Source excerpt =>
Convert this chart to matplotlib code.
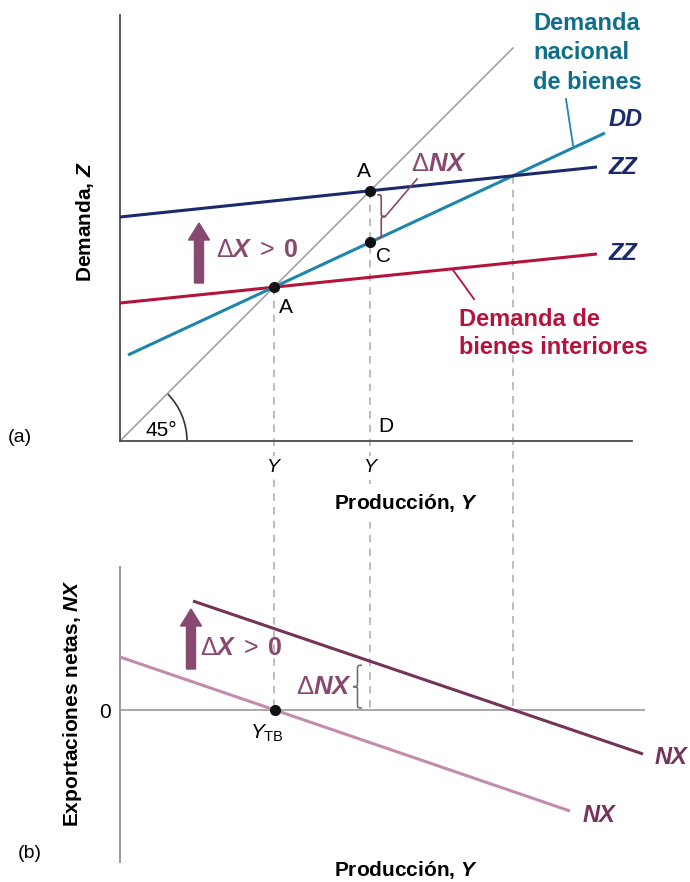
import matplotlib
matplotlib.use('Agg')
import matplotlib.pyplot as plt
import numpy as np
from matplotlib.patches import Arc, FancyArrow, PathPatch
from matplotlib.path import Path

plt.rcParams['font.family'] = ['Liberation Sans', 'DejaVu Sans']
plt.rcParams['mathtext.fontset'] = 'custom'
plt.rcParams['mathtext.rm'] = 'Liberation Sans'
plt.rcParams['mathtext.it'] = 'Liberation Sans:italic'
plt.rcParams['mathtext.bf'] = 'Liberation Sans:bold'
plt.rcParams['mathtext.bfit'] = 'Liberation Sans:italic:bold'

# ---------------- data (diagram units) ----------------
line45_x = [0, 393]
line45_y = [0, 393]
zz_low_x = [0, 477]
zz_low_y = [138, 187]
zz_high_x = [0, 477]
zz_high_y = [224, 274]
dd_x = [8, 485]
dd_y = [86, 308]
nx_low_x = [0, 450]
nx_low_y = [53, -101]
nx_high_x = [73, 523]
nx_high_y = [109, -44]

NAVY = '#1b2a6b'
TEAL = '#1f86ab'
TEAL_T = '#0f6e8c'
RED = '#b5123c'
PLUM = '#87496f'
NX_DARK = '#733459'
NX_LIGHT = '#c38caf'
GRAY = '#9a9a9a'
DASH = '#ababab'

W, H = 690, 882
fig = plt.figure(figsize=(W / 100, H / 100), dpi=100)


def px_axes(l, t, r, b):
    return fig.add_axes([l / W, 1 - b / H, (r - l) / W, (b - t) / H])


def line_coef(xs, ys):
    m = (ys[1] - ys[0]) / (xs[1] - xs[0])
    return m, ys[0] - m * xs[0]


def intersect(l1, l2):
    m1, b1 = line_coef(*l1)
    m2, b2 = line_coef(*l2)
    x = (b2 - b1) / (m1 - m2)
    return x, m1 * x + b1


def brace(ax, x, y0, y1, w, color, lw=1.2):
    ym = (y0 + y1) / 2
    d = 0.12 * (y1 - y0)
    h = w / 2
    verts = [(x, y1), (x + h, y1), (x + h, y1), (x + h, y1 - d),
             (x + h, ym + d),
             (x + h, ym), (x + h, ym), (x + w, ym),
             (x + h, ym), (x + h, ym), (x + h, ym - d),
             (x + h, y0 + d),
             (x + h, y0), (x + h, y0), (x, y0)]
    codes = [Path.MOVETO, Path.CURVE4, Path.CURVE4, Path.CURVE4,
             Path.LINETO,
             Path.CURVE4, Path.CURVE4, Path.CURVE4,
             Path.CURVE4, Path.CURVE4, Path.CURVE4,
             Path.LINETO,
             Path.CURVE4, Path.CURVE4, Path.CURVE4]
    ax.add_patch(PathPatch(Path(verts, codes), fill=False, edgecolor=color,
                           lw=lw, clip_on=False, zorder=4))


DX_LABEL = r'$\Delta\mathbfit{X}\;>\;\mathbf{0}$'
DNX_LABEL = r'$\Delta\mathbfit{NX}$'
PROD_LABEL = r'Producción, $\mathbfit{Y}$'

# ---------------- top panel (a) ----------------
ax = px_axes(120, 15, 632, 441)
ax.set_xlim(0, 512)
ax.set_ylim(0, 426)
ax.set_facecolor('none')
for s in ['top', 'right']:
    ax.spines[s].set_visible(False)
for s in ['left', 'bottom']:
    ax.spines[s].set_color('#4a4a4a')
    ax.spines[s].set_linewidth(1.3)
ax.set_xticks([])
ax.set_yticks([])

A1 = intersect((zz_low_x, zz_low_y), (line45_x, line45_y))
A2 = intersect((zz_high_x, zz_high_y), (line45_x, line45_y))
m_dd, b_dd = line_coef(dd_x, dd_y)
C = (A2[0], m_dd * A2[0] + b_dd)
E = intersect((zz_high_x, zz_high_y), (dd_x, dd_y))

ax.plot(line45_x, line45_y, color=GRAY, lw=1.1, zorder=2)
ax.plot(zz_low_x, zz_low_y, color=RED, lw=2.2, zorder=3, solid_capstyle='butt')
ax.plot(dd_x, dd_y, color=TEAL, lw=2.2, zorder=3, solid_capstyle='butt')
ax.plot(zz_high_x, zz_high_y, color=NAVY, lw=2.2, zorder=3, solid_capstyle='butt')

y_bottom_zero = -269  # bottom panel zero line in top-panel units
for (xv, yv) in [A1, A2, E]:
    ax.plot([xv, xv], [yv, y_bottom_zero], color=DASH, lw=1.1,
            ls=(0, (5, 4)), zorder=1, clip_on=False)

for (xv, yv) in [A1, A2, C]:
    ax.plot(xv, yv, 'o', color='#111111', ms=7, zorder=6)

ax.add_patch(Arc((0, 0), 134, 134, theta1=0, theta2=45, color='#333333', lw=1.2))
ax.text(41, 11, '45°', fontsize=15, ha='center', va='center')
ax.text(A2[0] + 8, 14, 'D', fontsize=15, ha='left', va='center')

ax.text(A1[0] + 12, A1[1] - 20, 'A', fontsize=15, ha='center', va='center')
ax.text(A2[0] - 6, A2[1] + 19, 'A', fontsize=15, ha='center', va='center')
ax.text(C[0] + 13, C[1] - 14, 'C', fontsize=15, ha='center', va='center')

brace(ax, A2[0] + 7, C[1] + 4, A2[1] - 4, 8, PLUM)
ax.plot([A2[0] + 15, 297], [(C[1] + A2[1]) / 2, 262], color=PLUM, lw=1.2, zorder=4)
ax.text(291, 277, DNX_LABEL, fontsize=18.5, color=PLUM, ha='left', va='center')

ax.add_patch(FancyArrow(79, 158, 0, 60, width=9, head_width=21, head_length=17,
                        length_includes_head=True, color=PLUM, zorder=4))
ax.text(96, 191, DX_LABEL, fontsize=18, color=PLUM, ha='left', va='center')

for (tx, ty, s) in [(489, 321, 'DD'), (489, 274, 'ZZ'), (489, 188, 'ZZ')]:
    ax.text(tx, ty, s, fontsize=17, fontweight='bold', fontstyle='italic',
            color=NAVY, ha='left', va='center', clip_on=False)

ax.text(413, 429, 'Demanda\nnacional\nde bienes', fontsize=17, fontweight='bold',
        color=TEAL_T, ha='left', va='top', linespacing=1.35, clip_on=False)
ax.plot([446, 453], [342, 296], color=TEAL, lw=1.3, zorder=4)

ax.text(339, 133, 'Demanda de\nbienes interiores', fontsize=17, fontweight='bold',
        color=RED, ha='left', va='top', linespacing=1.3)
ax.plot([333, 354], [171, 142], color=RED, lw=1.3, zorder=4)

wb = dict(facecolor='white', edgecolor='none', pad=1.5)
ax.text(A1[0], -26, 'Y', fontsize=14, fontstyle='italic', ha='center', va='center',
        bbox=wb, zorder=5, clip_on=False)
ax.text(A2[0], -26, 'Y', fontsize=14, fontstyle='italic', ha='center', va='center',
        bbox=wb, zorder=5, clip_on=False)
ax.text(286, -62, PROD_LABEL, fontsize=15, fontweight='bold',
        ha='center', va='center', bbox=dict(facecolor='white', edgecolor='none', pad=6),
        zorder=5, clip_on=False)
ax.text(-35, 219, r'Demanda, $\mathbfit{Z}$', fontsize=15, fontweight='bold',
        rotation=90, ha='center', va='center', clip_on=False)
ax.text(-112, 4, '(a)', fontsize=14, ha='left', va='center', clip_on=False)

# ---------------- bottom panel (b) ----------------
bx = px_axes(120, 567, 645, 862)
bx.set_xlim(0, 525)
bx.set_ylim(-152, 143)
bx.set_facecolor('none')
for s in ['top', 'right', 'bottom']:
    bx.spines[s].set_visible(False)
bx.spines['left'].set_color('#9a9a9a')
bx.spines['left'].set_linewidth(1.4)
bx.set_xticks([])
bx.set_yticks([])

bx.plot([0, 525], [0, 0], color='#9a9a9a', lw=1.2, zorder=2)
bx.plot(nx_low_x, nx_low_y, color=NX_LIGHT, lw=2.2, zorder=3, solid_capstyle='butt')
bx.plot(nx_high_x, nx_high_y, color=NX_DARK, lw=2.2, zorder=3, solid_capstyle='butt')

m_l, b_l = line_coef(nx_low_x, nx_low_y)
ytb = -b_l / m_l
bx.plot(ytb, 0, 'o', color='#111111', ms=7, zorder=6)
bx.text(ytb - 8, -23, r'$\mathit{Y}_{\mathrm{TB}}$', fontsize=15, ha='center', va='center')

m_h, b_h = line_coef(nx_high_x, nx_high_y)
ynx = m_h * A2[0] + b_h
brace(bx, 242, 2, ynx - 4, -9, '#6a6a6a', lw=1.1)
bx.text(232, 23, DNX_LABEL, fontsize=18.5, color=PLUM, ha='right', va='center')

bx.add_patch(FancyArrow(71, 41, 0, 60, width=9, head_width=21, head_length=17,
                        length_includes_head=True, color=PLUM, zorder=4))
bx.text(80, 62, DX_LABEL, fontsize=18, color=PLUM, ha='left', va='center')

bx.text(535, -48, 'NX', fontsize=17, fontweight='bold', fontstyle='italic',
        color=NX_DARK, ha='left', va='center', clip_on=False)
bx.text(463, -105, 'NX', fontsize=17, fontweight='bold', fontstyle='italic',
        color=NX_DARK, ha='left', va='center', clip_on=False)

bx.text(-15, -2, '0', fontsize=15, ha='center', va='center', clip_on=False)
bx.text(-47, 7, r'Exportaciones netas, $\mathbfit{NX}$', fontsize=15, fontweight='bold',
        rotation=90, ha='center', va='center', clip_on=False)
bx.text(-102, -143, '(b)', fontsize=14, ha='left', va='center', clip_on=False)
bx.text(286, -160, PROD_LABEL, fontsize=15, fontweight='bold',
        ha='center', va='center', clip_on=False)

fig.savefig('out.png', dpi=100)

Written problem => Please extract exactly the lines of the data, from the first through the line containing "DASH = '#ababab'", and add no pictures to the copy.

Written answer =>
Convert this chart to matplotlib code.
import matplotlib
matplotlib.use('Agg')
import matplotlib.pyplot as plt
import numpy as np
from matplotlib.patches import Arc, FancyArrow, PathPatch
from matplotlib.path import Path

plt.rcParams['font.family'] = ['Liberation Sans', 'DejaVu Sans']
plt.rcParams['mathtext.fontset'] = 'custom'
plt.rcParams['mathtext.rm'] = 'Liberation Sans'
plt.rcParams['mathtext.it'] = 'Liberation Sans:italic'
plt.rcParams['mathtext.bf'] = 'Liberation Sans:bold'
plt.rcParams['mathtext.bfit'] = 'Liberation Sans:italic:bold'

# ---------------- data (diagram units) ----------------
line45_x = [0, 393]
line45_y = [0, 393]
zz_low_x = [0, 477]
zz_low_y = [138, 187]
zz_high_x = [0, 477]
zz_high_y = [224, 274]
dd_x = [8, 485]
dd_y = [86, 308]
nx_low_x = [0, 450]
nx_low_y = [53, -101]
nx_high_x = [73, 523]
nx_high_y = [109, -44]

NAVY = '#1b2a6b'
TEAL = '#1f86ab'
TEAL_T = '#0f6e8c'
RED = '#b5123c'
PLUM = '#87496f'
NX_DARK = '#733459'
NX_LIGHT = '#c38caf'
GRAY = '#9a9a9a'
DASH = '#ababab'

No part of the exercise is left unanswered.